Das klassische Ideal einer erfolgreichen Ordnungssuche stellt der Laplacesche Dämon dar:

„Ein Geist, der (für einen Augenblick alle Kräfte kennte, welche die Natur beleben, und die gegenseitige Lage aller Wesenheiten, aus denen die Welt besteht, müßte, wenn er zudem umfassend genug wäre, um alle diese Angaben der (mathematischen) Analyse zu unterwerfen, in derselben Formel die Bewegungen der größten Himmelskörper und die der leichtesten Atome überblicken. Nichts wäre ungewiß für ihn, und Zukunft wie Vergangenheit wären seinen Augen gegenwärtig.“

Laplace behauptet also, daß unter gewissen Bedingungen die ganze Welt berechenbar wäre. Es ist lehrreich, sich die Voraussetzungen und die Konsequenzen dieses epistemischen Ideals klarzumachen. Dies versuchen wir in der Tabelle.

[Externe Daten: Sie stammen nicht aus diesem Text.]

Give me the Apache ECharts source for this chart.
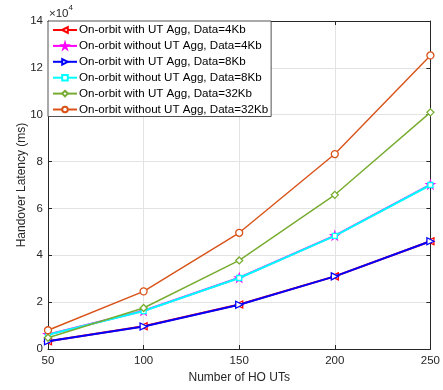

In dieser Darstellung wird vom Prinzip der schwachen Kausalität Gebrauch gemacht: Gleiche Ursachen haben gleiche Wirkungen. Die klassische Physik_hat stillschweigend ein weit stärkeres Prinzip zugrundegelegt, das Prinzip der „starken" Kausalität: Ähnliche Ursachen haben ähnliche Wirkungen. Danach wirken sich kleine Abweichungen in den Anfangsbedingungen auch auf die späteren Zustände des betrachteten Systems nur geringfügig aus; kleine Ursachen haben nicht beliebig oder unvorhersagbar große Wirkungen. Laplace hat dieses Prinzip nicht formuliert; wir dürfen aber annehmen, daß er es, wie die spätere Physik auch, uneingeschränkt bejaht hätte. Bei den Prämissen in Tabelle 2 entfällt dann die Forderung der absoluten Genauigkeit, und deshalb dürfen dann auch die Rechenergebnisse entsprechende, d. h. mit den anfänglichen

Abweichungen vergleichbare Ungenauigkeiten aufweisen.

 

Tabelle: Voraussetzungen und Konsequenzen des klassischen Determinismus

 

WENN die Welt

·                    deterministisch wäre und

·                    ausschließlich aus (untereinander wechselwirkenden) Teilchen bestünde,

wenn die Newtonsche Bewegungsgleichung m • b = K

            uneingeschränkt gültig wäre,

wenn wir

·                    alle Naturgesetze, insbesondere alle Kraftgesetze, und

·                    alle Rand- und Anfangsbedingungen zu einem bestimmten Zeitpunkt (d. h. bei
     Gültigkeit der Newtonschen Gleichung die Orte und Geschwindigkeiten aller Teilchen)

·                    mit absoluter Genauigkeit kennten und

wenn wir

·                    alle diese Daten speichern,

·                    mathematisch verarbeiten und

·                    schnell genug

·                    alle einschlägigen Gleichungen lösen könnten,

 

DANN wäre nicht nur der Lauf der Welt

·                    in allen Einzelheiten

·                    eindeutig bestimmt (gleiche Ursachen haben gleiche Wirkungen),

sondern dann könnten wir (oder wenigstens der Laplacesche

            Dämon oder ein gigantischer Supercomputer) sogar

·                    alle Ereignisse

·                    der Vergangenheit und der Zukunft rechnerisch ermitteln.

 

Grenzen der Ordnungssuche

 

Die Suche nach Ordnung und Struktur, nach Regelmäßigkeiten und Naturgesetzen, war, das lehrt die Wissenschaftsgeschichte, recht erfolgreich. Aber eine Garantie, daß sie immer und überall zum Ziel führen werde oder gar müsse, gibt es nicht. Tatsächlich haben sich längst auch Grenzen dieses Ansatzes gezeigt. Sie liegen zum einen in der Verfaßtheit der realen Welt, zum anderen in den Möglichkeiten (oder vielmehr in den Beschränkungen) des erkennenden Subjekts. Sieht man genau hin, so erweisen sich alle Prämissen des Laplaceschen Determinismus, soweit sie nicht sowieso nur epistemische Idealisierungen unbeschränkten Wissens und Könnens darstellen, als verfehlt. Dies kann hier allerdings nur noch durch eine Aufzählung belegt werden.

 

Es sind also drei Entwicklungen in der modernen Wissenschaft, die den Laplaceschen Dämon, den klassischen Determinismus und damit die traditionelle Ordnungssuche ganz entscheidend in Frage stellen: Quantenphysik, Algorithmentheorie (Metamathematik) und Chaos-Theorie.